**WHAT TO PRODUCE**:
Exactly the lines from the start of the data below through the line that contains "handlelength=2.75, columnspacing=1.1, handletextpad=0.25)" are to be copied, with pictures left out.

**INFORMATION SHOWN**:
******

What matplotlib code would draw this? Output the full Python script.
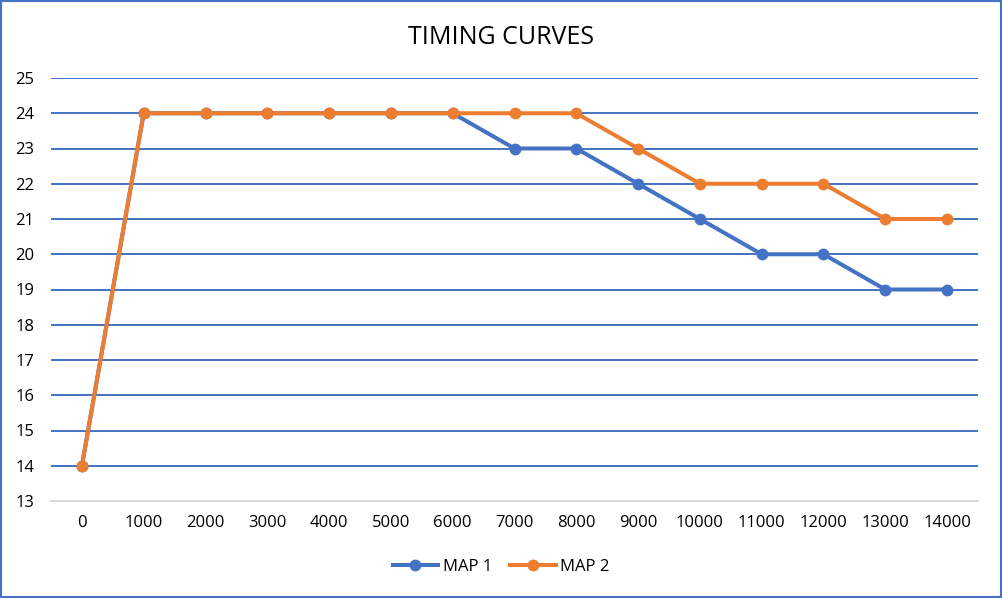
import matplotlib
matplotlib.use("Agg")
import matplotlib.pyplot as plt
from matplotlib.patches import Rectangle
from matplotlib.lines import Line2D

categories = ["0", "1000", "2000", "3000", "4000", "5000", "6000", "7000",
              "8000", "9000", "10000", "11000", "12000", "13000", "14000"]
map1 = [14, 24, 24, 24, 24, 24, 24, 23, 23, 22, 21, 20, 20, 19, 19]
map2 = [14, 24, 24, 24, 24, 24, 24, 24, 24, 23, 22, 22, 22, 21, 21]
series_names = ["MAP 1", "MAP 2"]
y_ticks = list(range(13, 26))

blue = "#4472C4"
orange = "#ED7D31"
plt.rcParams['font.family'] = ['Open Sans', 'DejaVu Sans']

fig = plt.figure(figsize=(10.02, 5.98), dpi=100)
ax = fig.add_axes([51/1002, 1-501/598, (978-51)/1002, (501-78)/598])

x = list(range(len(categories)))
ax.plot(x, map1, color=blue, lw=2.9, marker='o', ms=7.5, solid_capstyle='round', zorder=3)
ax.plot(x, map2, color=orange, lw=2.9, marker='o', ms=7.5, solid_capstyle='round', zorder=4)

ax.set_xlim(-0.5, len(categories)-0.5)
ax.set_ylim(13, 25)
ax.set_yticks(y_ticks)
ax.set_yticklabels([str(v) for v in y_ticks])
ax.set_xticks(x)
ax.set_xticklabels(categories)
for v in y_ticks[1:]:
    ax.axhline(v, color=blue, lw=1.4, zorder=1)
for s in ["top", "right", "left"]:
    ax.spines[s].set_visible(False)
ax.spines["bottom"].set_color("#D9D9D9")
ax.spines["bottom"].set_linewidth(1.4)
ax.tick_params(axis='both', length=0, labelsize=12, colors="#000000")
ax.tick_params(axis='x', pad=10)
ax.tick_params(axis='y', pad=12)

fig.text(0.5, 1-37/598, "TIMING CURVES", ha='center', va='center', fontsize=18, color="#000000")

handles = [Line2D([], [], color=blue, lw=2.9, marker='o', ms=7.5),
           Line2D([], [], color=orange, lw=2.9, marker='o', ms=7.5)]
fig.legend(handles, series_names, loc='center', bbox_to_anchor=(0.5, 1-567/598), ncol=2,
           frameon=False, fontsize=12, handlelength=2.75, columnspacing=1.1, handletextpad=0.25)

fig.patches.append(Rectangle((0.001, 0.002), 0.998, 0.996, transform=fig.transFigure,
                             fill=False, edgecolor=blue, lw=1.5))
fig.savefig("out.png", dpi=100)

******

**TASK OUTPUT**:
What matplotlib code would draw this? Output the full Python script.
import matplotlib
matplotlib.use("Agg")
import matplotlib.pyplot as plt
from matplotlib.patches import Rectangle
from matplotlib.lines import Line2D

categories = ["0", "1000", "2000", "3000", "4000", "5000", "6000", "7000",
              "8000", "9000", "10000", "11000", "12000", "13000", "14000"]
map1 = [14, 24, 24, 24, 24, 24, 24, 23, 23, 22, 21, 20, 20, 19, 19]
map2 = [14, 24, 24, 24, 24, 24, 24, 24, 24, 23, 22, 22, 22, 21, 21]
series_names = ["MAP 1", "MAP 2"]
y_ticks = list(range(13, 26))

blue = "#4472C4"
orange = "#ED7D31"
plt.rcParams['font.family'] = ['Open Sans', 'DejaVu Sans']

fig = plt.figure(figsize=(10.02, 5.98), dpi=100)
ax = fig.add_axes([51/1002, 1-501/598, (978-51)/1002, (501-78)/598])

x = list(range(len(categories)))
ax.plot(x, map1, color=blue, lw=2.9, marker='o', ms=7.5, solid_capstyle='round', zorder=3)
ax.plot(x, map2, color=orange, lw=2.9, marker='o', ms=7.5, solid_capstyle='round', zorder=4)

ax.set_xlim(-0.5, len(categories)-0.5)
ax.set_ylim(13, 25)
ax.set_yticks(y_ticks)
ax.set_yticklabels([str(v) for v in y_ticks])
ax.set_xticks(x)
ax.set_xticklabels(categories)
for v in y_ticks[1:]:
    ax.axhline(v, color=blue, lw=1.4, zorder=1)
for s in ["top", "right", "left"]:
    ax.spines[s].set_visible(False)
ax.spines["bottom"].set_color("#D9D9D9")
ax.spines["bottom"].set_linewidth(1.4)
ax.tick_params(axis='both', length=0, labelsize=12, colors="#000000")
ax.tick_params(axis='x', pad=10)
ax.tick_params(axis='y', pad=12)

fig.text(0.5, 1-37/598, "TIMING CURVES", ha='center', va='center', fontsize=18, color="#000000")

handles = [Line2D([], [], color=blue, lw=2.9, marker='o', ms=7.5),
           Line2D([], [], color=orange, lw=2.9, marker='o', ms=7.5)]
fig.legend(handles, series_names, loc='center', bbox_to_anchor=(0.5, 1-567/598), ncol=2,
           frameon=False, fontsize=12, handlelength=2.75, columnspacing=1.1, handletextpad=0.25)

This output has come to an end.